AIM OF THE TASK:
Please give the listing again in its entirety, exactly as written.

* start PROVIDED DATA *

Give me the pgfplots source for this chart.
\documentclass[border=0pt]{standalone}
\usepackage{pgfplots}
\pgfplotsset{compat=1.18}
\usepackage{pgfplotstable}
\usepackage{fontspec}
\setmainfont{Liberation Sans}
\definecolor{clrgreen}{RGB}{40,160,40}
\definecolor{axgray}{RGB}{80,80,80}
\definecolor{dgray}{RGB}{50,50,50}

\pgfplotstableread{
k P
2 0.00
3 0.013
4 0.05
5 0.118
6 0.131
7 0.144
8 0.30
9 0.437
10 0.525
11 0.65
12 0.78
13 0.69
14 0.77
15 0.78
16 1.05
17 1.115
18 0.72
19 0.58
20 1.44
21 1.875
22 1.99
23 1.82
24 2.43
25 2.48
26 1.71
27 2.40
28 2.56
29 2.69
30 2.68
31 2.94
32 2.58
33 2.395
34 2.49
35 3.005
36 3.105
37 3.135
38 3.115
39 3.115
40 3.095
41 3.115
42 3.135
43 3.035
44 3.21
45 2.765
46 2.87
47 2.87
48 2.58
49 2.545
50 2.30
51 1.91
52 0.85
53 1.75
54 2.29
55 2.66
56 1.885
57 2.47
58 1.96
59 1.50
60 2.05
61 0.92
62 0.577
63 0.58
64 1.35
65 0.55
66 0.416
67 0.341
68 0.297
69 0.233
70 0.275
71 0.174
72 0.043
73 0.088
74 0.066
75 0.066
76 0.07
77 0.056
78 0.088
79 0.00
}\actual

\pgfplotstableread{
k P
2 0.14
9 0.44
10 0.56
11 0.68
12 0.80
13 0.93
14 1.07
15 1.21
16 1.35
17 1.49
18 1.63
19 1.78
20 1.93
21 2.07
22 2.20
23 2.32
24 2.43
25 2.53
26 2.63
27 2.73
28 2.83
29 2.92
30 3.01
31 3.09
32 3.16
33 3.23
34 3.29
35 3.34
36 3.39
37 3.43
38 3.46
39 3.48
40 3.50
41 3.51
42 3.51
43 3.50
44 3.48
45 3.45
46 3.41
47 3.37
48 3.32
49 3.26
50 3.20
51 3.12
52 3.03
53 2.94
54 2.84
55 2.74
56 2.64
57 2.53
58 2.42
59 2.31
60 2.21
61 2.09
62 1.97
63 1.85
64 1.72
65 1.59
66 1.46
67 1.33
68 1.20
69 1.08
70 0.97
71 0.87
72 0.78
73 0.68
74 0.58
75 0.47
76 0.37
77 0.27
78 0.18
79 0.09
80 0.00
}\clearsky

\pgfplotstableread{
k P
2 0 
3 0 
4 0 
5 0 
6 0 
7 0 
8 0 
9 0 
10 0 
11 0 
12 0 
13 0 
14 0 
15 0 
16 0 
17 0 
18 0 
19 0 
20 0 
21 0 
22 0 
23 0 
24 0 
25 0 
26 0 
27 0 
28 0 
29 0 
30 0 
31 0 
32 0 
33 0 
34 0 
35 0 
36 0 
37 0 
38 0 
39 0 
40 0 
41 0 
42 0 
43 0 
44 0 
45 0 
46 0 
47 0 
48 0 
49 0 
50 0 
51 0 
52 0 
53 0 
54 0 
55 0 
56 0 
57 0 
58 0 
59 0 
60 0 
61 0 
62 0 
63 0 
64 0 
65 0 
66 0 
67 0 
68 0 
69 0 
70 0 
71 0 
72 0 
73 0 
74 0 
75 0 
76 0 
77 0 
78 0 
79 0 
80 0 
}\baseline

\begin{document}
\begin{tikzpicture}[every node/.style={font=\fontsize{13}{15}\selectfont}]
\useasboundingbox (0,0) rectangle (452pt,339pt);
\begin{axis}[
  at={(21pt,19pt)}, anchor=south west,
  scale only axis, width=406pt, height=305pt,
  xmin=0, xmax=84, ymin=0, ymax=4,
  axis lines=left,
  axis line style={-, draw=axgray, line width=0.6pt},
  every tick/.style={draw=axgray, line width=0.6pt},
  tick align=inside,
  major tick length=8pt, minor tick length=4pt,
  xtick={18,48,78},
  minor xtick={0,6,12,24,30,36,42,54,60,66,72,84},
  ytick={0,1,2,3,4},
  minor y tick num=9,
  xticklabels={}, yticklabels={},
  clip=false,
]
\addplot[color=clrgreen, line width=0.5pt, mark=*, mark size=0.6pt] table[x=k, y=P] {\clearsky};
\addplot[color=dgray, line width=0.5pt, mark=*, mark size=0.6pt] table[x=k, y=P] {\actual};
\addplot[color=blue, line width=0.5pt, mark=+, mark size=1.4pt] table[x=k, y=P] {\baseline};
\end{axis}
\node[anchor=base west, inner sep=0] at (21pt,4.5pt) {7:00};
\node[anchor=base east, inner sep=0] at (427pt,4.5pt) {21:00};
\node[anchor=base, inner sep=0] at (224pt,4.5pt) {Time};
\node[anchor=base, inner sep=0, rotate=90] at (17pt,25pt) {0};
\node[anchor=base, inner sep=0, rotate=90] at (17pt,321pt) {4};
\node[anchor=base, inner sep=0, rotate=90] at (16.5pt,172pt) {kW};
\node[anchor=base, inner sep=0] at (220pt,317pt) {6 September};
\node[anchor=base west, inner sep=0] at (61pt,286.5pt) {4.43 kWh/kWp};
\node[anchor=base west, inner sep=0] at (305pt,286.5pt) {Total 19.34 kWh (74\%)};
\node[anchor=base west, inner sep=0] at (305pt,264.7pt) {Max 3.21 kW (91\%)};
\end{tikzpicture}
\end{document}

* end PROVIDED DATA *

TASK ANSWER:
Give me the pgfplots source for this chart.
\documentclass[border=0pt]{standalone}
\usepackage{pgfplots}
\pgfplotsset{compat=1.18}
\usepackage{pgfplotstable}
\usepackage{fontspec}
\setmainfont{Liberation Sans}
\definecolor{clrgreen}{RGB}{40,160,40}
\definecolor{axgray}{RGB}{80,80,80}
\definecolor{dgray}{RGB}{50,50,50}

\pgfplotstableread{
k P
2 0.00
3 0.013
4 0.05
5 0.118
6 0.131
7 0.144
8 0.30
9 0.437
10 0.525
11 0.65
12 0.78
13 0.69
14 0.77
15 0.78
16 1.05
17 1.115
18 0.72
19 0.58
20 1.44
21 1.875
22 1.99
23 1.82
24 2.43
25 2.48
26 1.71
27 2.40
28 2.56
29 2.69
30 2.68
31 2.94
32 2.58
33 2.395
34 2.49
35 3.005
36 3.105
37 3.135
38 3.115
39 3.115
40 3.095
41 3.115
42 3.135
43 3.035
44 3.21
45 2.765
46 2.87
47 2.87
48 2.58
49 2.545
50 2.30
51 1.91
52 0.85
53 1.75
54 2.29
55 2.66
56 1.885
57 2.47
58 1.96
59 1.50
60 2.05
61 0.92
62 0.577
63 0.58
64 1.35
65 0.55
66 0.416
67 0.341
68 0.297
69 0.233
70 0.275
71 0.174
72 0.043
73 0.088
74 0.066
75 0.066
76 0.07
77 0.056
78 0.088
79 0.00
}\actual

\pgfplotstableread{
k P
2 0.14
9 0.44
10 0.56
11 0.68
12 0.80
13 0.93
14 1.07
15 1.21
16 1.35
17 1.49
18 1.63
19 1.78
20 1.93
21 2.07
22 2.20
23 2.32
24 2.43
25 2.53
26 2.63
27 2.73
28 2.83
29 2.92
30 3.01
31 3.09
32 3.16
33 3.23
34 3.29
35 3.34
36 3.39
37 3.43
38 3.46
39 3.48
40 3.50
41 3.51
42 3.51
43 3.50
44 3.48
45 3.45
46 3.41
47 3.37
48 3.32
49 3.26
50 3.20
51 3.12
52 3.03
53 2.94
54 2.84
55 2.74
56 2.64
57 2.53
58 2.42
59 2.31
60 2.21
61 2.09
62 1.97
63 1.85
64 1.72
65 1.59
66 1.46
67 1.33
68 1.20
69 1.08
70 0.97
71 0.87
72 0.78
73 0.68
74 0.58
75 0.47
76 0.37
77 0.27
78 0.18
79 0.09
80 0.00
}\clearsky

\pgfplotstableread{
k P
2 0 
3 0 
4 0 
5 0 
6 0 
7 0 
8 0 
9 0 
10 0 
11 0 
12 0 
13 0 
14 0 
15 0 
16 0 
17 0 
18 0 
19 0 
20 0 
21 0 
22 0 
23 0 
24 0 
25 0 
26 0 
27 0 
28 0 
29 0 
30 0 
31 0 
32 0 
33 0 
34 0 
35 0 
36 0 
37 0 
38 0 
39 0 
40 0 
41 0 
42 0 
43 0 
44 0 
45 0 
46 0 
47 0 
48 0 
49 0 
50 0 
51 0 
52 0 
53 0 
54 0 
55 0 
56 0 
57 0 
58 0 
59 0 
60 0 
61 0 
62 0 
63 0 
64 0 
65 0 
66 0 
67 0 
68 0 
69 0 
70 0 
71 0 
72 0 
73 0 
74 0 
75 0 
76 0 
77 0 
78 0 
79 0 
80 0 
}\baseline

\begin{document}
\begin{tikzpicture}[every node/.style={font=\fontsize{13}{15}\selectfont}]
\useasboundingbox (0,0) rectangle (452pt,339pt);
\begin{axis}[
  at={(21pt,19pt)}, anchor=south west,
  scale only axis, width=406pt, height=305pt,
  xmin=0, xmax=84, ymin=0, ymax=4,
  axis lines=left,
  axis line style={-, draw=axgray, line width=0.6pt},
  every tick/.style={draw=axgray, line width=0.6pt},
  tick align=inside,
  major tick length=8pt, minor tick length=4pt,
  xtick={18,48,78},
  minor xtick={0,6,12,24,30,36,42,54,60,66,72,84},
  ytick={0,1,2,3,4},
  minor y tick num=9,
  xticklabels={}, yticklabels={},
  clip=false,
]
\addplot[color=clrgreen, line width=0.5pt, mark=*, mark size=0.6pt] table[x=k, y=P] {\clearsky};
\addplot[color=dgray, line width=0.5pt, mark=*, mark size=0.6pt] table[x=k, y=P] {\actual};
\addplot[color=blue, line width=0.5pt, mark=+, mark size=1.4pt] table[x=k, y=P] {\baseline};
\end{axis}
\node[anchor=base west, inner sep=0] at (21pt,4.5pt) {7:00};
\node[anchor=base east, inner sep=0] at (427pt,4.5pt) {21:00};
\node[anchor=base, inner sep=0] at (224pt,4.5pt) {Time};
\node[anchor=base, inner sep=0, rotate=90] at (17pt,25pt) {0};
\node[anchor=base, inner sep=0, rotate=90] at (17pt,321pt) {4};
\node[anchor=base, inner sep=0, rotate=90] at (16.5pt,172pt) {kW};
\node[anchor=base, inner sep=0] at (220pt,317pt) {6 September};
\node[anchor=base west, inner sep=0] at (61pt,286.5pt) {4.43 kWh/kWp};
\node[anchor=base west, inner sep=0] at (305pt,286.5pt) {Total 19.34 kWh (74\%)};
\node[anchor=base west, inner sep=0] at (305pt,264.7pt) {Max 3.21 kW (91\%)};
\end{tikzpicture}
\end{document}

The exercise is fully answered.